Just read a fun post by a advertising industry writer named Haniya Rae which taught me two things in a short amount of time/space:
1) it quickly chronicled the work of several LA-based artists who take inspiration from the market mystique surrounding certain blue-chip brands, and create new "line extensions" for several well-known and much-beloved products.
2) it definitely demonstrated the need for brands (especially well-known ones) to employ a constant and vigilant monitoring of the social web.
Rae's Digiday article is worth a full read, but here are a few quick examples from the piece:
That Tic Tac-brand sure is "dynamite":
If Fendi made diamond-studded chainsaws I'd be frightened (and not just aesthetically -- can you imagine one of these in the hands of the Wolf of Wall Street?)
For the most part, Gronquist and Lewicki's hacks are of the "internet snark" sort and fairly benign in nature; that said, it's easy to see how an artist with the same design skills but more malevolent sensibilities could create similar "off-brand" remixes/mashups that could go viral and damage your product's market perception (or worse, your overall brand equity and ability to sell to today's fickle, impressionable consumers).

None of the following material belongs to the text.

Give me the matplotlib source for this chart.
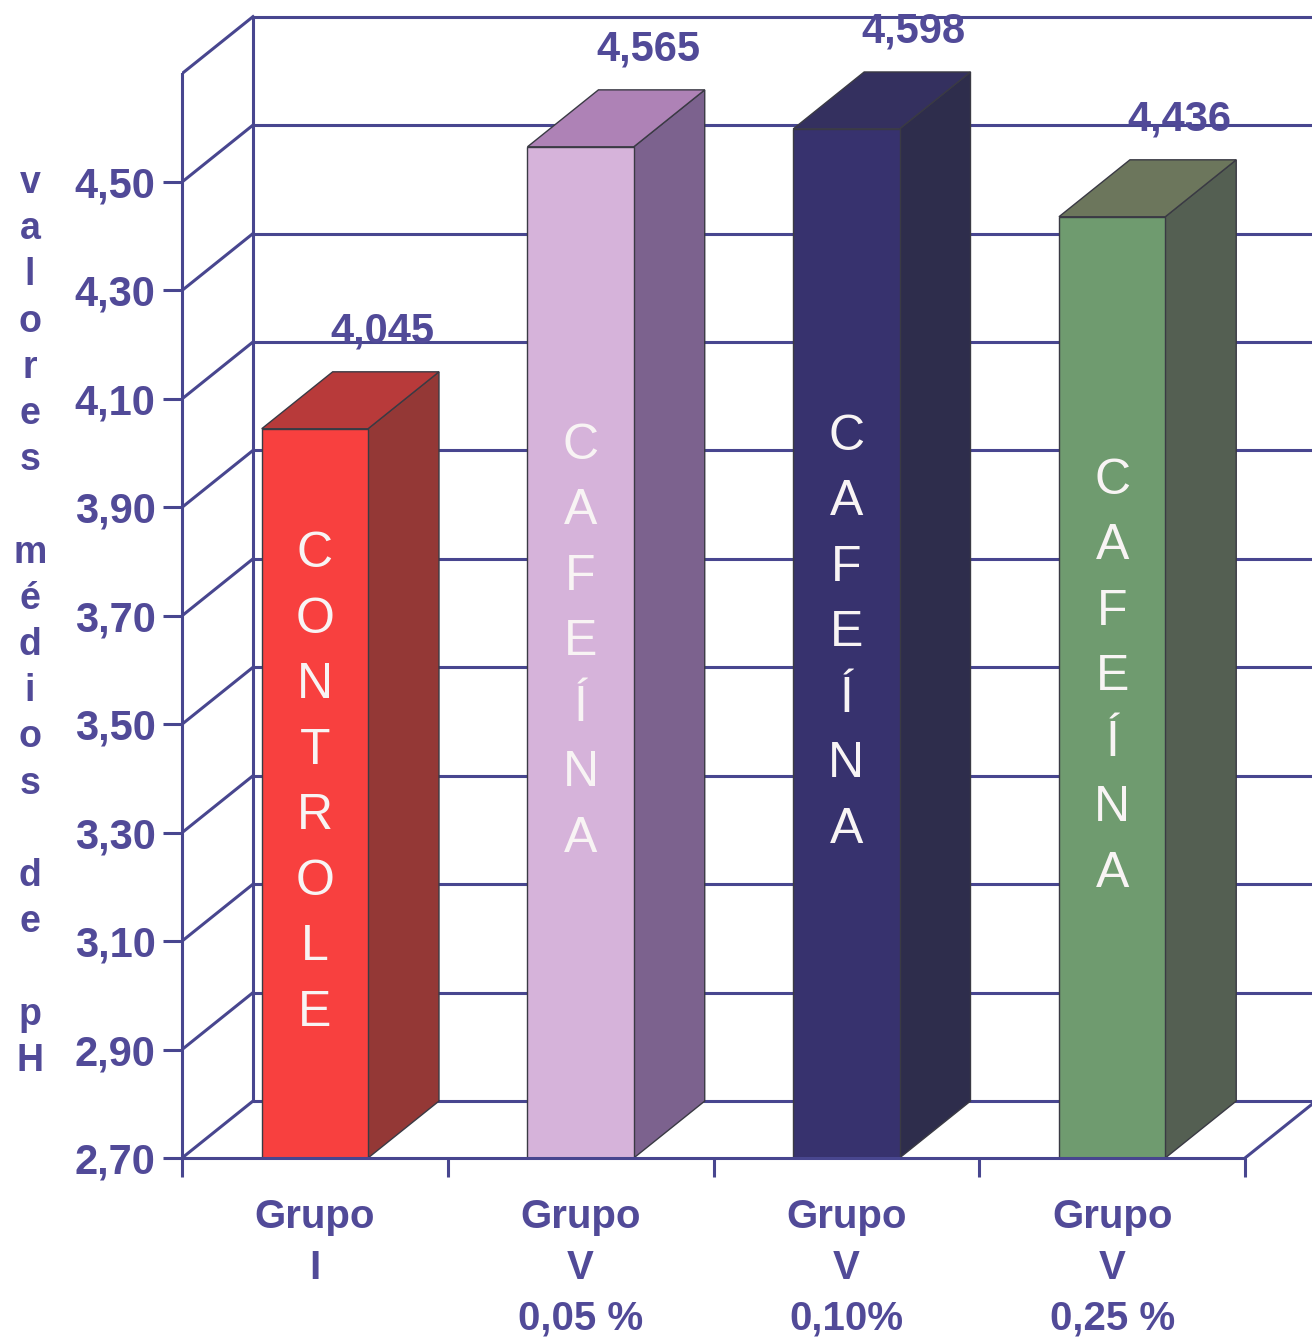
import matplotlib
matplotlib.use("Agg")
import matplotlib.pyplot as plt
from matplotlib.patches import Polygon, Rectangle
import numpy as np

plt.rcParams['font.family'] = ['Liberation Sans', 'DejaVu Sans']

# mean pH per group
grupos = ["Grupo\nI", "Grupo\nV\n0,05 %", "Grupo\nV\n0,10%", "Grupo\nV\n0,25 %"]
valores = [4.045, 4.565, 4.598, 4.436]
rotulos = ["4,045", "4,565", "4,598", "4,436"]
palavras = ["CONTROLE", "CAFEÍNA", "CAFEÍNA", "CAFEÍNA"]
yticks = [2.70, 2.90, 3.10, 3.30, 3.50, 3.70, 3.90, 4.10, 4.30, 4.50]
ytick_labels = ["2,70", "2,90", "3,10", "3,30", "3,50", "3,70", "3,90", "4,10", "4,30", "4,50"]
titulo_y = "valores médios de pH"

# front / top / side colour of each bar
cores_frente = ["#F8403F", "#D6B3DA", "#37326E", "#6F9B6F"]
cores_topo = ["#B83A3A", "#AE82B6", "#34305F", "#6C765C"]
cores_lado = ["#943836", "#7C628E", "#2E2D4C", "#545F52"]

azul = "#48468F"
azul_txt = "#514A98"
borda = "#3A3A44"

y0, y1 = 2.70, 4.70
dx, dy = 0.267, 0.105      # depth of the 3D box in data units
larg = 0.4                 # bar width (category = 1)

W, H = 1312, 1343
fig = plt.figure(figsize=(W / 100, H / 100), dpi=100)
fig.patch.set_facecolor("white")

# axes: x=0 at the front-left edge, 1 unit = one category
left_px, bottom_px = 182, 185
px_x = 265.75
px_y = 542.2
ax = fig.add_axes([left_px / W, bottom_px / H, 1 - left_px / W, 1 - bottom_px / H])
ax.set_xlim(0, (W - left_px) / px_x)
ax.set_ylim(y0, y0 + (H - bottom_px) / px_y)
ax.set_facecolor("white")

lw = 2.2
n = len(valores)

# walls: back grid, left-wall diagonals, back-left edge, floor edge on the right
niveis = np.round(np.arange(y0, y1 + 0.001, 0.2), 2)
for v in niveis:
    ax.plot([dx, 10], [v + dy, v + dy], color=azul, lw=lw, zorder=1, solid_capstyle="butt")
    ax.plot([0, dx], [v, v + dy], color=azul, lw=lw, zorder=1)
ax.plot([dx, dx], [y0 + dy, y1 + dy], color=azul, lw=lw, zorder=1)
ax.plot([n, n + dx], [y0, y0 + dy], color=azul, lw=lw, zorder=1)

# 3D bars
for i, v in enumerate(valores):
    xl = i + 0.5 - larg / 2
    xr = i + 0.5 + larg / 2
    frente = Rectangle((xl, y0), larg, v - y0, facecolor=cores_frente[i],
                       edgecolor=borda, lw=1.0, zorder=3)
    lado = Polygon([(xr, y0), (xr + dx, y0 + dy), (xr + dx, v + dy), (xr, v)],
                   closed=True, facecolor=cores_lado[i], edgecolor=borda, lw=1.0, zorder=3)
    topo = Polygon([(xl, v), (xl + dx, v + dy), (xr + dx, v + dy), (xr, v)],
                   closed=True, facecolor=cores_topo[i], edgecolor=borda, lw=1.0, zorder=3)
    ax.add_patch(lado)
    ax.add_patch(topo)
    ax.add_patch(frente)

    # value above the bar
    ax.annotate(rotulos[i], xy=(i + 0.5 + dx * 0.95, v + dy), xytext=(0, 21),
                textcoords="offset points", ha="center", va="baseline",
                fontsize=30, fontweight="bold", color=azul_txt, zorder=5,
                annotation_clip=False)

    # word written downwards on the front face
    letras = list(palavras[i])
    meio = (y0 + v) / 2
    for j, c in enumerate(letras):
        centro_px = 15 - (j - (len(letras) - 1) / 2) * 65.5
        ax.annotate(c, xy=(i + 0.5, meio), xytext=(0, (centro_px - 18) * 0.72),
                    textcoords="offset points", ha="center", va="baseline",
                    fontsize=36, color="#F8F4F4", zorder=6)

# spines and ticks
for s in ["top", "right"]:
    ax.spines[s].set_visible(False)
ax.spines["left"].set_bounds(y0, y1)
ax.spines["bottom"].set_bounds(0, n)
for s in ["left", "bottom"]:
    ax.spines[s].set_color(azul)
    ax.spines[s].set_linewidth(lw)
    ax.spines[s].set_zorder(4)

ax.set_yticks(yticks)
ax.set_yticklabels(ytick_labels)
ax.tick_params(axis="y", length=14, width=lw, color=azul, pad=5,
               labelsize=30, labelcolor=azul_txt)
for t in ax.get_yticklabels():
    t.set_fontweight("bold")

ax.set_xticks(np.arange(n + 1))
ax.set_xticklabels([])
ax.set_xticks(np.arange(n) + 0.5, minor=True)
ax.set_xticklabels(grupos, minor=True, fontsize=29, fontweight="bold",
                   color=azul_txt, linespacing=1.42)
ax.tick_params(axis="x", which="major", length=14, width=lw, color=azul)
ax.tick_params(axis="x", which="minor", length=0, pad=29)

# y title, one letter per line
for k, c in enumerate(titulo_y):
    if c == " ":
        continue
    fig.text(30 / W, 1 - (193 + 46.2 * k) / H, c, ha="center", va="baseline",
             fontsize=27, fontweight="bold", color=azul_txt)

fig.savefig("out.png", dpi=100, facecolor="white")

On the other hand, the best response in the age of consumer-led "big brand smackdowns" is often to have enough of a sense of humor to go with the flow. Otherwise, if you take too heavy a hand in dealing with trademark infringement, you'll be lined up against explosives and chainsaws of a different nature entirely as the social web community decides that you're the next big bad brand in need of a mean-spirited hackathon.